Scleroderma or systemic sclerosis (SSc) is a multisystem idiopathic connective tissue disease with high morbidity and mortality. SSc is characterized by immune, inflammatory, vascular, and fibrotic manifestation in numerous organs including skin and lung. There are no effective medical treatments available and the exact cause remains poorly understood for SSc. Fibroblast differentiation into myofibroblast is a critical process in SSc and other fibrotic diseases. Emerging data support a role for both a mechanical signal, e.g., matrix stiffness, and a biochemical signal, e.g., transforming growth factor (TGF) beta1, in fibroblast activation, migration, and differentiation.
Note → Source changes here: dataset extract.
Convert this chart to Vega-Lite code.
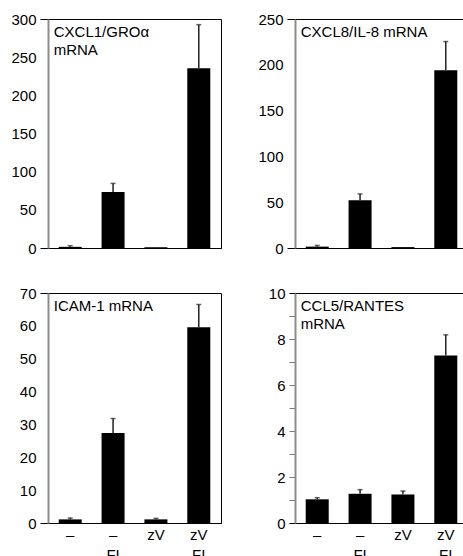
{
  "$schema": "https://vega.github.io/schema/vega-lite/v6.json",
  "padding": {"left": 7, "top": 11, "right": 0, "bottom": 0},
  "background": "white",
  "spacing": 28,
  "config": {
    "font": "Liberation Sans",
    "view": {"stroke": "black", "strokeWidth": 1},
    "axis": {"labelFont": "Liberation Sans", "labelFontSize": 15, "labelColor": "black", "grid": false, "title": null, "labelOverlap": false, "labelBound": false},
    "text": {"font": "Liberation Sans", "fontSize": 15, "color": "black", "align": "left", "baseline": "top", "lineHeight": 18, "dx": -5, "dy": 6}
  },
  "datasets": {
    "d": [
      {"p": "A", "c": "–|–", "v": 1.5, "u": 3},
      {"p": "A", "c": "–|FI", "v": 73.3, "u": 84.6},
      {"p": "A", "c": "zV|–", "v": 1, "u": null},
      {"p": "A", "c": "zV|FI", "v": 235.5, "u": 292.6},
      {"p": "B", "c": "–|–", "v": 1.5, "u": 2.8},
      {"p": "B", "c": "–|FI", "v": 52.1, "u": 59},
      {"p": "B", "c": "zV|–", "v": 1, "u": null},
      {"p": "B", "c": "zV|FI", "v": 194, "u": 225.4},
      {"p": "C", "c": "–|–", "v": 1.1, "u": 1.5},
      {"p": "C", "c": "–|FI", "v": 27.4, "u": 31.8},
      {"p": "C", "c": "zV|–", "v": 1.1, "u": 1.4},
      {"p": "C", "c": "zV|FI", "v": 59.6, "u": 66.5},
      {"p": "D", "c": "–|–", "v": 1.03, "u": 1.1},
      {"p": "D", "c": "–|FI", "v": 1.27, "u": 1.45},
      {"p": "D", "c": "zV|–", "v": 1.24, "u": 1.39},
      {"p": "D", "c": "zV|FI", "v": 7.28, "u": 8.18}
    ],
    "t": [
      {"p": "A", "label": ["CXCL1/GROα", "mRNA"]},
      {"p": "B", "label": ["CXCL8/IL-8 mRNA"]},
      {"p": "C", "label": ["ICAM-1 mRNA"]},
      {"p": "D", "label": ["CCL5/RANTES", "mRNA"]}
    ]
  },
  "vconcat": [
    {
      "spacing": 32,
      "hconcat": [
        {
          "width": 173, "height": 229,
          "resolve": {"axis": {"y": "independent"}},
          "encoding": {
            "x": {"field": "c", "type": "nominal", "sort": null, "scale": {"paddingInner": 0.463, "paddingOuter": 0.25},
                  "axis": {"labels": false, "ticks": false, "domainColor": "black", "domainWidth": 1}}
          },
          "layer": [
            {"data": {"name": "d"}, "transform": [{"filter": "datum.p == 'A'"}],
             "mark": {"type": "bar", "color": "black"},
             "encoding": {"y": {"field": "v", "type": "quantitative", "scale": {"domain": [0, 300], "nice": false},
               "axis": {"values": [0, 50, 100, 150, 200, 250, 300], "labelOverlap": false, "domainColor": "#8c8c8c", "domainWidth": 2,
                        "tickSize": 8, "tickWidth": 1, "labelPadding": 4, "minExtent": 40, "maxExtent": 40,
                        "tickColor": {"condition": {"test": "datum.value == 0 || datum.value == 300", "value": "black"}, "value": "transparent"}}}}},
            {"data": {"name": "d"}, "transform": [{"filter": "datum.p == 'A' && datum.u != null"}],
             "mark": {"type": "rule", "color": "#222222", "strokeWidth": 1.5},
             "encoding": {"y": {"field": "v", "type": "quantitative", "axis": null}, "y2": {"field": "u"}}},
            {"data": {"name": "d"}, "transform": [{"filter": "datum.p == 'A' && datum.u != null"}],
             "mark": {"type": "tick", "color": "#222222", "thickness": 1.5, "size": 5},
             "encoding": {"y": {"field": "u", "type": "quantitative", "axis": null}}},
            {"data": {"name": "t"}, "transform": [{"filter": "datum.p == 'A'"}],
             "mark": {"type": "text"},
             "encoding": {"text": {"field": "label"}, "x": {"datum": "–|–", "bandPosition": 0}, "y": {"datum": 300, "type": "quantitative", "axis": null}}}
          ]
        },
        {
          "width": 173, "height": 229,
          "resolve": {"axis": {"y": "independent"}},
          "encoding": {
            "x": {"field": "c", "type": "nominal", "sort": null, "scale": {"paddingInner": 0.463, "paddingOuter": 0.25},
                  "axis": {"labels": false, "ticks": false, "domainColor": "black", "domainWidth": 1}}
          },
          "layer": [
            {"data": {"name": "d"}, "transform": [{"filter": "datum.p == 'B'"}],
             "mark": {"type": "bar", "color": "black"},
             "encoding": {"y": {"field": "v", "type": "quantitative", "scale": {"domain": [0, 250], "nice": false},
               "axis": {"values": [0, 50, 100, 150, 200, 250], "labelOverlap": false, "domainColor": "#8c8c8c", "domainWidth": 2,
                        "tickSize": 8, "tickWidth": 1, "labelPadding": 4, "minExtent": 40, "maxExtent": 40,
                        "tickColor": {"condition": {"test": "datum.value == 0 || datum.value == 250", "value": "black"}, "value": "transparent"}}}}},
            {"data": {"name": "d"}, "transform": [{"filter": "datum.p == 'B' && datum.u != null"}],
             "mark": {"type": "rule", "color": "#222222", "strokeWidth": 1.5},
             "encoding": {"y": {"field": "v", "type": "quantitative", "axis": null}, "y2": {"field": "u"}}},
            {"data": {"name": "d"}, "transform": [{"filter": "datum.p == 'B' && datum.u != null"}],
             "mark": {"type": "tick", "color": "#222222", "thickness": 1.5, "size": 5},
             "encoding": {"y": {"field": "u", "type": "quantitative", "axis": null}}},
            {"data": {"name": "t"}, "transform": [{"filter": "datum.p == 'B'"}],
             "mark": {"type": "text"},
             "encoding": {"text": {"field": "label"}, "x": {"datum": "–|–", "bandPosition": 0}, "y": {"datum": 250, "type": "quantitative", "axis": null}}}
          ]
        }
      ]
    },
    {
      "spacing": 32,
      "hconcat": [
        {
          "width": 173, "height": 230,
          "resolve": {"axis": {"y": "independent"}},
          "encoding": {
            "x": {"field": "c", "type": "nominal", "sort": null, "scale": {"paddingInner": 0.463, "paddingOuter": 0.25},
                  "axis": {"labelExpr": "split(datum.label, '|')", "labelLineHeight": 20, "labelAngle": 0, "labelBaseline": "top",
                           "ticks": false, "labelPadding": 4, "domainColor": "black", "domainWidth": 1}}
          },
          "layer": [
            {"data": {"name": "d"}, "transform": [{"filter": "datum.p == 'C'"}],
             "mark": {"type": "bar", "color": "black"},
             "encoding": {"y": {"field": "v", "type": "quantitative", "scale": {"domain": [0, 70], "nice": false},
               "axis": {"values": [0, 10, 20, 30, 40, 50, 60, 70], "labelOverlap": false, "domainColor": "#8c8c8c", "domainWidth": 2,
                        "tickSize": 8, "tickWidth": 1, "labelPadding": 4, "minExtent": 40, "maxExtent": 40,
                        "tickColor": {"condition": {"test": "datum.value == 0 || datum.value == 70", "value": "black"}, "value": "transparent"}}}}},
            {"data": {"name": "d"}, "transform": [{"filter": "datum.p == 'C' && datum.u != null"}],
             "mark": {"type": "rule", "color": "#222222", "strokeWidth": 1.5},
             "encoding": {"y": {"field": "v", "type": "quantitative", "axis": null}, "y2": {"field": "u"}}},
            {"data": {"name": "d"}, "transform": [{"filter": "datum.p == 'C' && datum.u != null"}],
             "mark": {"type": "tick", "color": "#222222", "thickness": 1.5, "size": 5},
             "encoding": {"y": {"field": "u", "type": "quantitative", "axis": null}}},
            {"data": {"name": "t"}, "transform": [{"filter": "datum.p == 'C'"}],
             "mark": {"type": "text"},
             "encoding": {"text": {"field": "label"}, "x": {"datum": "–|–", "bandPosition": 0}, "y": {"datum": 70, "type": "quantitative", "axis": null}}}
          ]
        },
        {
          "width": 173, "height": 230,
          "resolve": {"axis": {"y": "independent"}},
          "encoding": {
            "x": {"field": "c", "type": "nominal", "sort": null, "scale": {"paddingInner": 0.463, "paddingOuter": 0.25},
                  "axis": {"labelExpr": "split(datum.label, '|')", "labelLineHeight": 20, "labelAngle": 0, "labelBaseline": "top",
                           "ticks": false, "labelPadding": 4, "domainColor": "black", "domainWidth": 1}}
          },
          "layer": [
            {"data": {"name": "d"}, "transform": [{"filter": "datum.p == 'D'"}],
             "mark": {"type": "bar", "color": "black"},
             "encoding": {"y": {"field": "v", "type": "quantitative", "scale": {"domain": [0, 10], "nice": false},
               "axis": {"values": [0, 1, 2, 3, 4, 5, 6, 7, 8, 9, 10], "labelExpr": "datum.value % 2 == 0 ? datum.label : ''", "labelOverlap": false,
                        "domainColor": "#8c8c8c", "domainWidth": 2,
                        "tickSize": 6, "tickWidth": 1, "labelPadding": 4, "minExtent": 40, "maxExtent": 40,
                        "tickColor": {"condition": {"test": "datum.value == 0 || datum.value == 10", "value": "black"}, "value": "#777777"}}}}},
            {"data": {"name": "d"}, "transform": [{"filter": "datum.p == 'D' && datum.u != null"}],
             "mark": {"type": "rule", "color": "#222222", "strokeWidth": 1.5},
             "encoding": {"y": {"field": "v", "type": "quantitative", "axis": null}, "y2": {"field": "u"}}},
            {"data": {"name": "d"}, "transform": [{"filter": "datum.p == 'D' && datum.u != null"}],
             "mark": {"type": "tick", "color": "#222222", "thickness": 1.5, "size": 5},
             "encoding": {"y": {"field": "u", "type": "quantitative", "axis": null}}},
            {"data": {"name": "t"}, "transform": [{"filter": "datum.p == 'D'"}],
             "mark": {"type": "text"},
             "encoding": {"text": {"field": "label"}, "x": {"datum": "–|–", "bandPosition": 0}, "y": {"datum": 10, "type": "quantitative", "axis": null}}}
          ]
        }
      ]
    }
  ]
}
Published work by our group and others showed that TRPV4, an ion channel in the transientreceptor potential vanilloid family, a known mechanosensor, is activated by a range of mechanical and biochemical stimuli. We have obtained evidence that: i) increased numbers of TRPV4 positive myofibroblasts are present in dermal tissues of patients with SSc compared to healty controls ii) TRPV4 deletion in mice prevented skin fibrosis development as assessed bydermal thickness, subcutaneous fat deposition, macrophage accumulation, myofibroblast abundance, and collagen deposition in skin in a bleomycin model of SSc iii) genetic ablation or pharmacologic antagonism of TRPV4 abrogates both matrix stiffness and TGFbeta1-induced dermal fibroblast differentiation and iv) TRPV4 regulates pro-fibrotic TGFbeta1 actions in a Smad-independent but PI3K-AKT-dependent manner. Altogether, these results, showed that TRPV4 calcium-permeable channel mediates fibrogenesis in SSc. Successful manipulation of the TRPV4 activity may be a targeted therapeutic approach to the treatment of SSc and other fibrotic diseases.